Pada tahap perkembangan kesadaran ini, bangsa kita juga menganggap bahwa penjajahan itu sesuatu yang lumrah saja. Manusia lahir sudah membawa nasib dan tugas nya sendiri. Yang terlahir menjadi raja akan jadi raja, yang terlahir jelata akan menjadi jelata, yang tertindas akan terus tertindas, dab yang terjajah akan terus terjajah. 

Tahap kedua adalah kesadaran naif. Pada tahap ini bisa disebut tahap intransitif karena sudah mulai mampu mendialogkan kondisi ketertindasan dengan yang lain, namun belum mempu memahami kompleksitas masalah yang sebenarnya. 

Pada tahap kesadaran ini, penjajahan diindentifikasikan secara fisik; penjajahan adalah penindasan yang dilakukan oleh bangsa asing atas pribumi, oleh orang kafir atas orang muslim. Maka perlawanan pun dilakukan secara sporadis, dari Sultan Nuku hingga Pangeran Diponegoro. Dari Sultan Hasanuddin hingga Pattimura. Dari Teuku Umar hingga Sisingamangaraja. Dan seterusnya yang tak terbilang jumlahnya. Dari satu peperangan ke peperangan berikutnya hingga berabad abad. 

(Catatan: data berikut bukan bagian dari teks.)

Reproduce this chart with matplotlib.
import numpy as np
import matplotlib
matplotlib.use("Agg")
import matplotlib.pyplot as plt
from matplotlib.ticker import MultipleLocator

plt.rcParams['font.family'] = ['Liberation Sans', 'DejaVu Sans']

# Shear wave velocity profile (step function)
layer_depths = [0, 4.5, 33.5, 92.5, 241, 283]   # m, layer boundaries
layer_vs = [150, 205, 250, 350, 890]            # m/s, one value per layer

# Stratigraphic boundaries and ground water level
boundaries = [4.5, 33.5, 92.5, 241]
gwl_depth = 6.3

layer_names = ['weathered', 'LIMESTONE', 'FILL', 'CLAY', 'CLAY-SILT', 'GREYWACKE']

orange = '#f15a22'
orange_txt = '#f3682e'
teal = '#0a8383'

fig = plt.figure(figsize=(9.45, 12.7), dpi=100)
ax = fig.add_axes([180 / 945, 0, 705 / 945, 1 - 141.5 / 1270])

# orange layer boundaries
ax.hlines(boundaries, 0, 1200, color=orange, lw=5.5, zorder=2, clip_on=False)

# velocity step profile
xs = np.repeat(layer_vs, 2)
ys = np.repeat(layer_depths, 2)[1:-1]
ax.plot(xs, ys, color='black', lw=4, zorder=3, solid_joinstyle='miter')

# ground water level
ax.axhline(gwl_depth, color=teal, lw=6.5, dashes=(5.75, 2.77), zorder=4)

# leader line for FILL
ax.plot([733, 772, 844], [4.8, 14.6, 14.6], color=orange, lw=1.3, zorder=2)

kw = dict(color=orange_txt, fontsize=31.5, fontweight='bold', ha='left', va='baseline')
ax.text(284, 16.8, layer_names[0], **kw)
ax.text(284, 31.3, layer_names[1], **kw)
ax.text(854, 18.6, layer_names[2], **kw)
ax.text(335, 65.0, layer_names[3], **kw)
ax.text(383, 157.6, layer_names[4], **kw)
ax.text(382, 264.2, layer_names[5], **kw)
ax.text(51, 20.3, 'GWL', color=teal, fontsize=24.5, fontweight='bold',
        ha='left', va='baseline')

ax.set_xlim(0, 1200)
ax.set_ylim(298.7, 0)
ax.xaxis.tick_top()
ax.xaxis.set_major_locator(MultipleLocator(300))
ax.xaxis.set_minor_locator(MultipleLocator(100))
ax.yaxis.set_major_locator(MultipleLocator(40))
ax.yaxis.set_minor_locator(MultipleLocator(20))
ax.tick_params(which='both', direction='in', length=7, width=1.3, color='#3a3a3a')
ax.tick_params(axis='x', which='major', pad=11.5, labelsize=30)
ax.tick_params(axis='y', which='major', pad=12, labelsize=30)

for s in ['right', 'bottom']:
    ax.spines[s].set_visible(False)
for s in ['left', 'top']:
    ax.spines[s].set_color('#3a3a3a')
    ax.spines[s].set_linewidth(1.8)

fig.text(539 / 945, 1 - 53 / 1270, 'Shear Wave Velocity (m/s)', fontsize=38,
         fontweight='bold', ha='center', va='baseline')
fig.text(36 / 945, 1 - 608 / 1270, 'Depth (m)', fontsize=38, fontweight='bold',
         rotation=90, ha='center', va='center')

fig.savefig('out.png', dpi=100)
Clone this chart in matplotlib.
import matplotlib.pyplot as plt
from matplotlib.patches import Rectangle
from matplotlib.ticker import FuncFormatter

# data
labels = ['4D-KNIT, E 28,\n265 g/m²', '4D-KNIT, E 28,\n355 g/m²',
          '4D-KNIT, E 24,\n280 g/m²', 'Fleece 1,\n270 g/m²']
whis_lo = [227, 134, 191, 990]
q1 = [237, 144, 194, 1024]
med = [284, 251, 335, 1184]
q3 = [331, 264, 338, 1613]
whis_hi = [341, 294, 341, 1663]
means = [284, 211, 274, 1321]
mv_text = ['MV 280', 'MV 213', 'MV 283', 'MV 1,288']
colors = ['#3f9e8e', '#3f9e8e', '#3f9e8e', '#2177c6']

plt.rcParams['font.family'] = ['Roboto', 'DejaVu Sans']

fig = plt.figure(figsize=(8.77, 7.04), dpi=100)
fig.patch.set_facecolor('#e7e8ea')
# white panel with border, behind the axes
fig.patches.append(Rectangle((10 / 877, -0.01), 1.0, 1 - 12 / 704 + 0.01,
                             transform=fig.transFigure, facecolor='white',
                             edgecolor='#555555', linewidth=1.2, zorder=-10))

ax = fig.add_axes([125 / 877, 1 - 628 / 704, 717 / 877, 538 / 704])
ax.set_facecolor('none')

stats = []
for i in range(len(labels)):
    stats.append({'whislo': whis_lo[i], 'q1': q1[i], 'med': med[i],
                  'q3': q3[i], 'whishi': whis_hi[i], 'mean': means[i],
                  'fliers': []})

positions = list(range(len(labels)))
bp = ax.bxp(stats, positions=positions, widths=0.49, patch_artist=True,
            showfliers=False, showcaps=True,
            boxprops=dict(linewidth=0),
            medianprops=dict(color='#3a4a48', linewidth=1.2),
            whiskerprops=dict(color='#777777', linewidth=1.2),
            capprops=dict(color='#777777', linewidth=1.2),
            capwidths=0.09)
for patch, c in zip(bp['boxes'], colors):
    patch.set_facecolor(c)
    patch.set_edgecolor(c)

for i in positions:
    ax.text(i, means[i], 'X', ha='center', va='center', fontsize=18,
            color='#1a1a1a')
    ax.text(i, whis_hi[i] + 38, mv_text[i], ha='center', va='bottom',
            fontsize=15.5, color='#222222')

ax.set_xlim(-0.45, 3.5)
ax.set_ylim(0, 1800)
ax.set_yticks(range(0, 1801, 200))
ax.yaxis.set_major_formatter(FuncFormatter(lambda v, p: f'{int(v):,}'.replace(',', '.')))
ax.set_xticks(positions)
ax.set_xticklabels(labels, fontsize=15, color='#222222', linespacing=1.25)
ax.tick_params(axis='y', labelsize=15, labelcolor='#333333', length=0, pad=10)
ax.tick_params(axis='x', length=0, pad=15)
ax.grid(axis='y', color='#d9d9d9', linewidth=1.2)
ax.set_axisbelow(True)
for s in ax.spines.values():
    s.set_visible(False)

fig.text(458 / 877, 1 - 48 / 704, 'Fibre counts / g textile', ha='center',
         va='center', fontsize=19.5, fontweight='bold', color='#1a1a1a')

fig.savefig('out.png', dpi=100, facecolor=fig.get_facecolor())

Tahap kesadaran tertinggi adalah kesadaran kritis. Pada tahap ini, manusia sudah bisa berpikir dan bertindak sebagai subjek yang mampu memahami realitas dengan segala kompleksitasnya. Yang menurut Freire sebagai kesadaran yang tidak bisa dipaksakan atau ditanamkan tapi dilahirkan lewat usaha kreatif dari dalam diri sendiri. 

Pada tahap kesadaran ini, bangsa kita mulai mengidentifikasikan kompleksitas penjajahan sebagai sebuah sistem. Oleh karena itu, perlawanan pun harus dengan sistem. Maka lahirlah beragam organisasi dengan satu tujuan: merdeka. Mulai dari Boedi Oetomo, Jong Java, Jong Celebes, Jong Islamitten Bond, dan beragam syarikat dengan beragam usaha kreatif yang kelak mengantarkan bangsa ini meraih kehormatannya; merdeka. 

Puncaknya terjadi di tahun 1928 ketika para pemuda yang tergabung dalam ragam organisasi maupun syarikat itu mengikrarkan sumpah setia sebagai bangsa yang bernama Indonesia. Inilah yang kita kenal sebagai Soempah Pemoeda 1928.

Tidak perlu waktu berabad untuk merdeka, karena 17 tahun setelah itu, tepatnya pada tanggal 17 Agustus 1945, Soekarno Hatta memproklamasikan kemerdekaan Indonesia. 

Memang tidak semua orang pada saat yang sama memiliki kesadaran kritis yang nembuka pintu kemerdekaan Indonesia. Bahkan sering kesadaran ini justru surut, mengalami regresi dan turun ke kesadaran yang primitif lagi. Namun ikhtiar sekelompok orang yang memiliki kesadaran kritis ini lah yang kemudian mengubah perjalanan sejarah bangsa. Tanpa kesadaran kritis yang tidak dimilik setiap orang, mustahil terbuka jalan buat bangsa ini untuk merdeka. Kata Arnold Toynbee, yang mengubah sejarah itu kelompok minoritas kreatif. Seperti para pemuda yang nekad melakukan sumpah dan menproklamirkan republik ini. 

Kini setelah 78 tahun kita merdeka, patut kita renungkan akan eksistensi kesadaran kritis kita agar tidak tegeser turun ke kesadaran yang lebih rendah. Tidak mudah memang. Karena dalam situasi sekarang dimana demokrasi dan kebebasan sudah sedemikian longgar nya, justru dimanfaatkan oleh oknum yang mengaku sebagai pemimpin, spiritualis, akademisi, dll untuk mendegradasikan kesadaran kritis ini. Disinformasi dan hoax di ragam kanal dan  platform media juga ditujukan agar kesadaran kritis kita menjadi regresif. 

Mengisi kemerdekaan harus terus progresif dengan tetap memelihara kesadaran kritis kita.